Tak hanya itu, suaminya pun pernah mengalami kecelakaan saat mengantar obat ke bidan-bidan. Obat-obatannya hancur, dan tidak membawa pulang satu rupiah pun. Semua pengalaman itu kini dikenangnya sebagai cerita yang lucu dan penuh pelajaran.

Tidak Enakan? Tidak Cocok Jadi Pengusaha!

Dina mengakui bahwa sifat “tidak enakan” sempat menjadi kelemahan terbesar dalam dirinya. Tapi seiring waktu, ia sadar bahwa dunia bisnis membutuhkan ketegasan dan keberanian dalam mengambil keputusan.

Ia juga pernah tergoda membuka cabang di kota besar dengan harapan lebih ramai, namun hasilnya tidak sesuai harapan.
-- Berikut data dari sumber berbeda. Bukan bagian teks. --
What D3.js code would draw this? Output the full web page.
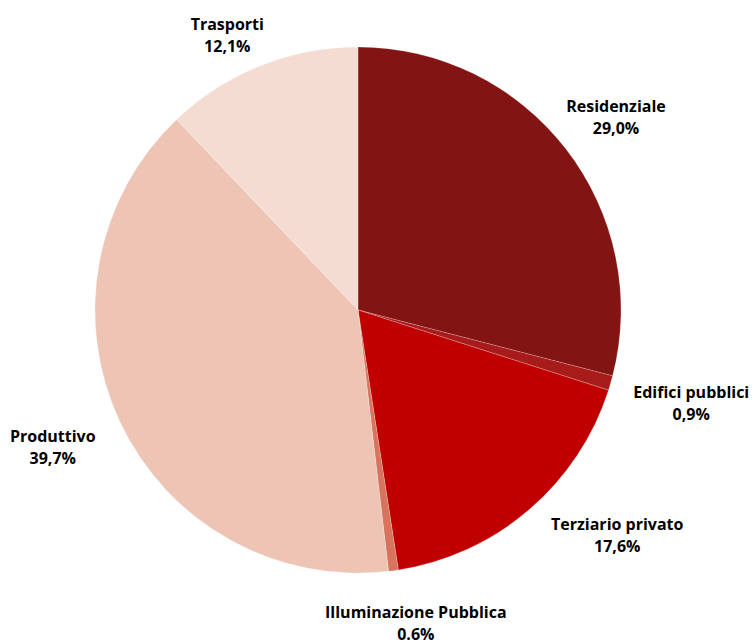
<!DOCTYPE html>
<html><head><meta charset="utf-8">
<script src="https://cdn.jsdelivr.net/npm/d3@7"></script>
<style>html,body{margin:0;padding:0;background:#fff;}</style>
</head><body>
<svg id="chart" width="752" height="641"></svg>
<script>
const categories = ["Residenziale","Edifici pubblici","Terziario privato","Illuminazione Pubblica","Produttivo","Trasporti"];
const values = [29.0, 0.9, 17.6, 0.6, 39.7, 12.1];
const valueLabels = ["29,0%","0,9%","17,6%","0.6%","39,7%","12,1%"];
const colors = ["#831414","#A81B1B","#C00000","#D8735E","#EEC4B4","#F5DCD3"];

// layout nudges for label placement (pixels)
const nudges = {
  "Residenziale":[1,6], "Edifici pubblici":[21,3], "Terziario privato":[48,-22],
  "Illuminazione Pubblica":[14,-9], "Produttivo":[-11,-1], "Trasporti":[-10,27]
};

const W = 752, H = 641, cx = 358, cy = 310, R = 263, labelR = 325;
const svg = d3.select("#chart");
const g = svg.append("g").attr("transform", `translate(${cx},${cy})`);

const data = categories.map((c,i)=>({cat:c, value:values[i], label:valueLabels[i], color:colors[i]}));
const pie = d3.pie().value(d=>d.value).sort(null).startAngle(0).endAngle(2*Math.PI);
const arc = d3.arc().innerRadius(0).outerRadius(R);
const arcs = pie(data);

g.selectAll("path").data(arcs).join("path")
  .attr("d", arc)
  .attr("fill", d=>d.data.color)
  .attr("stroke", "rgba(255,255,255,0.35)")
  .attr("stroke-width", 0.6);

const lab = g.selectAll("g.lab").data(arcs).join("g").attr("class","lab")
  .attr("transform", d=>{
    const a = (d.startAngle+d.endAngle)/2;
    const n = nudges[d.data.cat] || [0,0];
    const x = labelR*Math.sin(a) + n[0];
    const y = -labelR*Math.cos(a) + n[1];
    return `translate(${x},${y})`;
  });
lab.append("text").attr("text-anchor","middle").attr("y",-5)
  .style("font-family","'Open Sans', sans-serif").style("font-weight","700").style("font-size","16px").attr("fill","#000")
  .text(d=>d.data.cat);
lab.append("text").attr("text-anchor","middle").attr("y",17)
  .style("font-family","'Open Sans', sans-serif").style("font-weight","700").style("font-size","16px").attr("fill","#000")
  .text(d=>d.data.label);
</script>
</body></html>
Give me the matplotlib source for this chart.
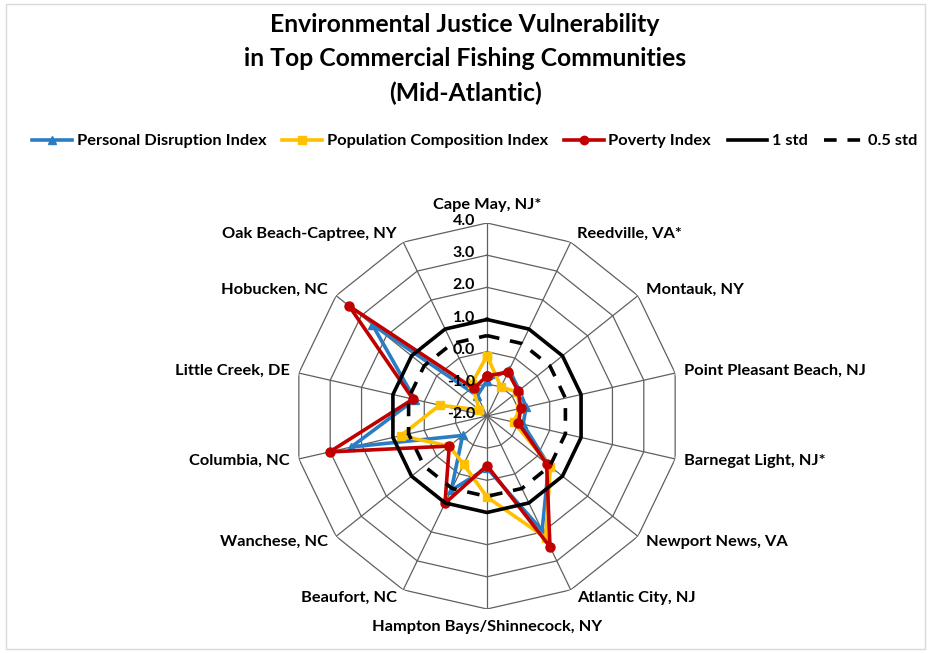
import numpy as np
import matplotlib
matplotlib.use("Agg")
import matplotlib.pyplot as plt
from matplotlib.lines import Line2D
from matplotlib.patches import Rectangle

plt.rcParams['font.family'] = ['Lato', 'DejaVu Sans']
plt.rcParams['font.weight'] = 'bold'

# data
categories = ["Cape May, NJ*", "Reedville, VA*", "Montauk, NY", "Point Pleasant Beach, NJ",
              "Barnegat Light, NJ*", "Newport News, VA", "Atlantic City, NJ",
              "Hampton Bays/Shinnecock, NY", "Beaufort, NC", "Wanchese, NC", "Columbia, NC",
              "Little Creek, DE", "Hobucken, NC", "Oak Beach-Captree, NY"]
personal = [-0.9, -0.4, -0.72, -0.75, -0.85, 0.45, 1.95, -0.38, 0.56, -1.03, 2.33, 0.3, 2.56, -1.3]
population = [-0.12, -1.0, -0.8, -0.95, -1.15, 0.52, 2.2, 0.52, -0.33, -0.5, 0.75, -0.49, -1.7, -0.9]
poverty = [-0.75, -0.49, -0.76, -0.92, -1.0, 0.37, 2.51, -0.46, 1.01, -0.5, 3.02, 0.36, 3.48, -1.05]
std1 = [1.0] * len(categories)
std05 = [0.5] * len(categories)
rticks = [-2, -1, 0, 1, 2, 3, 4]

n = len(categories)
theta = np.arange(n) * 2 * np.pi / n
tc = np.append(theta, theta[0])

def closed(v):
    return list(v) + [v[0]]

fig = plt.figure(figsize=(9.31, 6.53), dpi=100)
fig.patches.append(Rectangle((0.006, 0.006), 0.988, 0.988, transform=fig.transFigure,
                             fill=False, edgecolor='#d9d9d9', lw=1))

cx, cy, R = 487 / 931, 1 - 416 / 653, 193
ax = fig.add_axes([cx - R / 931, cy - R / 653, 2 * R / 931, 2 * R / 653], projection='polar')
ax.set_theta_zero_location('N')
ax.set_theta_direction(-1)
ax.set_ylim(-2, 4)
ax.grid(False)
ax.set_xticks([])
ax.set_yticks([])
ax.spines['polar'].set_visible(False)
ax.patch.set_alpha(0)

# polygon grid
for r in rticks[1:]:
    ax.plot(tc, [r] * (n + 1), color='#606060', lw=0.9, zorder=1)
for t in theta:
    ax.plot([t, t], [-2, 4], color='#606060', lw=0.9, zorder=1)

ax.plot(tc, closed(personal), color='#2A7DC4', lw=2.6, marker='^', ms=6, zorder=3, clip_on=False)
ax.plot(tc, closed(population), color='#FFC000', lw=2.6, marker='s', ms=6, zorder=4, clip_on=False)
ax.plot(tc, closed(poverty), color='#C00000', lw=2.6, marker='o', ms=6.5, zorder=5, clip_on=False)
ax.plot(tc, closed(std1), color='black', lw=2.6, zorder=6)
ax.plot(tc, closed(std05), color='black', lw=2.6, ls=(0, (3.5, 3)), zorder=6)

for r in rticks:
    ax.annotate(f"{r:.1f}", (0, r), xytext=(-12, 2), textcoords='offset pixels',
                ha='right', va='center', fontsize=11.5, fontweight='bold', zorder=7)

for t, lab in zip(theta, categories):
    s, c = np.sin(t), np.cos(t)
    if abs(s) < 1e-6:
        ha = 'center'
        va = 'bottom' if c > 0 else 'top'
        off = (0, 11 if c > 0 else -11)
    else:
        ha = 'left' if s > 0 else 'right'
        va = 'center'
        off = (np.sign(s) * (4 + 5 * abs(s)), 9 * c)
    ax.annotate(lab, (t, 4), xytext=off, textcoords='offset pixels', ha=ha, va=va,
                fontsize=11.8, fontweight='bold', annotation_clip=False)

fig.text(465 / 931, 1 - 59 / 653,
         "Environmental Justice Vulnerability\nin Top Commercial Fishing Communities\n(Mid-Atlantic)",
         ha='center', va='center', fontsize=17.8, fontweight='bold', linespacing=1.6)

handles = [
    Line2D([], [], color='#2A7DC4', lw=2.6, marker='^', ms=6),
    Line2D([], [], color='#FFC000', lw=2.6, marker='s', ms=6),
    Line2D([], [], color='#C00000', lw=2.6, marker='o', ms=6),
    Line2D([], [], color='black', lw=2.6),
    Line2D([], [], color='black', lw=2.6, ls=(0, (3.5, 3))),
]
labels = ["Personal Disruption Index", "Population Composition Index", "Poverty Index", "1 std", "0.5 std"]
fig.legend(handles, labels, loc='center', bbox_to_anchor=(475 / 931, 1 - 141 / 653), ncol=5,
           frameon=False, handlelength=2.4, handletextpad=0.3, columnspacing=1.0,
           prop={'size': 11.8, 'weight': 'bold'})

fig.savefig("out.png", dpi=100)
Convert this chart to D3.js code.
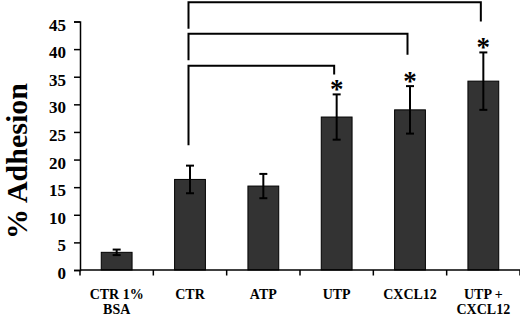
<!DOCTYPE html>
<html>
<head>
<meta charset="utf-8">
<script src="https://cdn.jsdelivr.net/npm/d3@7"></script>
<style>
  body { margin:0; background:#fff; }
  svg { display:block; }
  text { font-family:"Liberation Serif","Times New Roman",serif; font-weight:bold; fill:#000; }
</style>
</head>
<body>
<svg></svg>
<script>

// data
var categories = ["CTR 1%\nBSA", "CTR", "ATP", "UTP", "CXCL12", "UTP +\nCXCL12"];
var means = [3.2, 16.4, 15.2, 27.7, 29.0, 34.2];
var errors = [0.5, 2.5, 2.2, 4.1, 4.3, 5.2];
var starred = [false, false, false, true, true, true];
var yTicks = [0, 5, 10, 15, 20, 25, 30, 35, 40, 45];

// comparison brackets, all from CTR
var bracketTo = ["UTP", "CXCL12", "UTP +\nCXCL12"];
var bracketTop = [37.0, 42.8, 48.5];
var bracketLeftEnd = [22.6, 38.0, 43.7];
var bracketRightEnd = [35.4, 39.0, 45.0];

var screen = { width:520, height:318 };
var margins = { top:21.5, left:80, bottom:48, right:0 };

var width = screen.width - margins.left - margins.right;
var height = screen.height - margins.top - margins.bottom;

var svg = d3.select("svg").attr("width", screen.width).attr("height", screen.height);

var xScale = d3.scaleBand()
  .domain(categories)
  .range([0, width])
  .paddingInner(0.58)
  .paddingOuter(0.29);

var yScale = d3.scaleLinear()
  .domain([0, 45])
  .range([height, 0]);

var plot = svg.append("g")
  .attr("transform", "translate(" + margins.left + "," + margins.top + ")");

var cx = function(c) { return xScale(c) + xScale.bandwidth() / 2; };

// bars
plot.selectAll("rect.bar")
  .data(categories)
  .enter()
  .append("rect")
  .attr("class", "bar")
  .attr("x", function(d) { return xScale(d); })
  .attr("width", xScale.bandwidth())
  .attr("y", function(d, i) { return yScale(means[i]); })
  .attr("height", function(d, i) { return height - yScale(means[i]); })
  .attr("fill", "#333333")
  .attr("stroke", "#000")
  .attr("stroke-width", 1);

// error bars
var err = plot.selectAll("g.err")
  .data(categories)
  .enter()
  .append("g")
  .attr("class", "err")
  .attr("stroke", "#000")
  .attr("stroke-width", 2);

err.append("line")
  .attr("x1", cx).attr("x2", cx)
  .attr("y1", function(d, i) { return yScale(means[i] + errors[i]); })
  .attr("y2", function(d, i) { return yScale(means[i] - errors[i]); });

[1, -1].forEach(function(s) {
  err.append("line")
    .attr("x1", function(d) { return cx(d) - 4; })
    .attr("x2", function(d) { return cx(d) + 4; })
    .attr("y1", function(d, i) { return yScale(means[i] + s * errors[i]); })
    .attr("y2", function(d, i) { return yScale(means[i] + s * errors[i]); });
});

// asterisks
plot.selectAll("text.star")
  .data(categories.filter(function(d, i) { return starred[i]; }))
  .enter()
  .append("text")
  .attr("class", "star")
  .attr("x", cx)
  .attr("y", function(d) {
    var i = categories.indexOf(d);
    return yScale(means[i] + errors[i]) + 4;
  })
  .attr("text-anchor", "middle")
  .style("font-size", "27px")
  .text("*");

// brackets
var bracketLine = d3.line();
plot.selectAll("path.bracket")
  .data(bracketTo)
  .enter()
  .append("path")
  .attr("class", "bracket")
  .attr("fill", "none")
  .attr("stroke", "#000")
  .attr("stroke-width", 2)
  .attr("d", function(d, i) {
    var x0 = cx("CTR") - 1.5, x1 = cx(d) - 2.5;
    return bracketLine([
      [x0, yScale(bracketLeftEnd[i])],
      [x0, yScale(bracketTop[i])],
      [x1, yScale(bracketTop[i])],
      [x1, yScale(bracketRightEnd[i])]
    ]);
  });

// y axis
var yAxis = d3.axisLeft(yScale)
  .tickValues(yTicks)
  .tickSize(6)
  .tickPadding(8);

var yG = plot.append("g").call(yAxis).attr("font-family", null);
yG.select(".domain").attr("stroke-width", 1.5);
yG.selectAll(".tick line").attr("stroke-width", 1.5);
yG.selectAll(".tick text")
  .attr("dy", "0.5em")
  .style("font-size", "17px");

// x axis: line with ticks on band edges, labels in the middle
var edges = d3.range(categories.length + 1).map(function(i) { return i * xScale.step(); });
var xG = plot.append("g").attr("transform", "translate(0," + height + ")");
xG.append("line")
  .attr("x1", 0).attr("x2", width)
  .attr("stroke", "#000").attr("stroke-width", 1.5);
xG.selectAll("line.edge")
  .data(edges)
  .enter()
  .append("line")
  .attr("class", "edge")
  .attr("x1", function(d) { return d; }).attr("x2", function(d) { return d; })
  .attr("y1", 0).attr("y2", 5.5)
  .attr("stroke", "#000").attr("stroke-width", 1.5);

var lab = xG.selectAll("text.lab")
  .data(categories)
  .enter()
  .append("text")
  .attr("class", "lab")
  .attr("text-anchor", "middle")
  .style("font-size", "14px")
  .attr("transform", function(d) { return "translate(" + cx(d) + ",29)"; });

lab.selectAll("tspan")
  .data(function(d) { return d.split("\n"); })
  .enter()
  .append("tspan")
  .attr("x", 0)
  .attr("dy", function(d, i) { return i ? 15 : 0; })
  .text(function(d) { return d; });

// y title
svg.append("text")
  .attr("transform", "translate(27," + 161 + ") rotate(-90)")
  .attr("text-anchor", "middle")
  .style("font-size", "30px")
  .text("% Adhesion");

</script>
</body>
</html>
Dari situ, ia belajar untuk selalu mempertimbangkan semua aspek dengan matang sebelum memperluas bisnis.

Filosofi Hidup: Ulet, Berdoa, dan Manfaatkan Peluang

Ia percaya bahwa kadang orang pintar bisa kalah dengan orang yang ulet. Dan orang ulet pun bisa kalah dengan orang yang beruntung. Dina mengaku mungkin dirinya termasuk yang beruntung, tapi keberuntungan itu tidak datang tanpa kerja keras dan keuletan.

“Kalau satu jalan tertutup, pengusaha akan cari jalan lain. Banyak jalan menuju Roma, dan saya percaya itu.”

Pesan untuk Anak Muda: Fokus pada Proses, Bukan Hasil

Di akhir wawancaranya, Dina menyampaikan pesan bagi generasi muda:

“Jangan terlalu sibuk mikirin hasil. Lakukan dengan konsisten. Hasil akan datang sesuai dengan apa yang pantas untuk kita.”

Kini, Dina Windyasari bukan hanya menjadi pemilik bisnis skincare yang sukses, tapi juga menjadi inspirasi bagi banyak orang, terutama perempuan dan anak muda yang ingin memulai usaha dari nol.

Kesimpulan

Kisah Dina Windyasari adalah bukti nyata bahwa kegagalan bukanlah akhir dari segalanya. Dengan niat, doa, kerja keras, dan keberanian untuk terus belajar, siapa pun bisa mengubah takdir hidupnya. Tak perlu menunggu sempurna untuk memulai, yang penting adalah konsisten melangkah dan tidak mudah menyerah.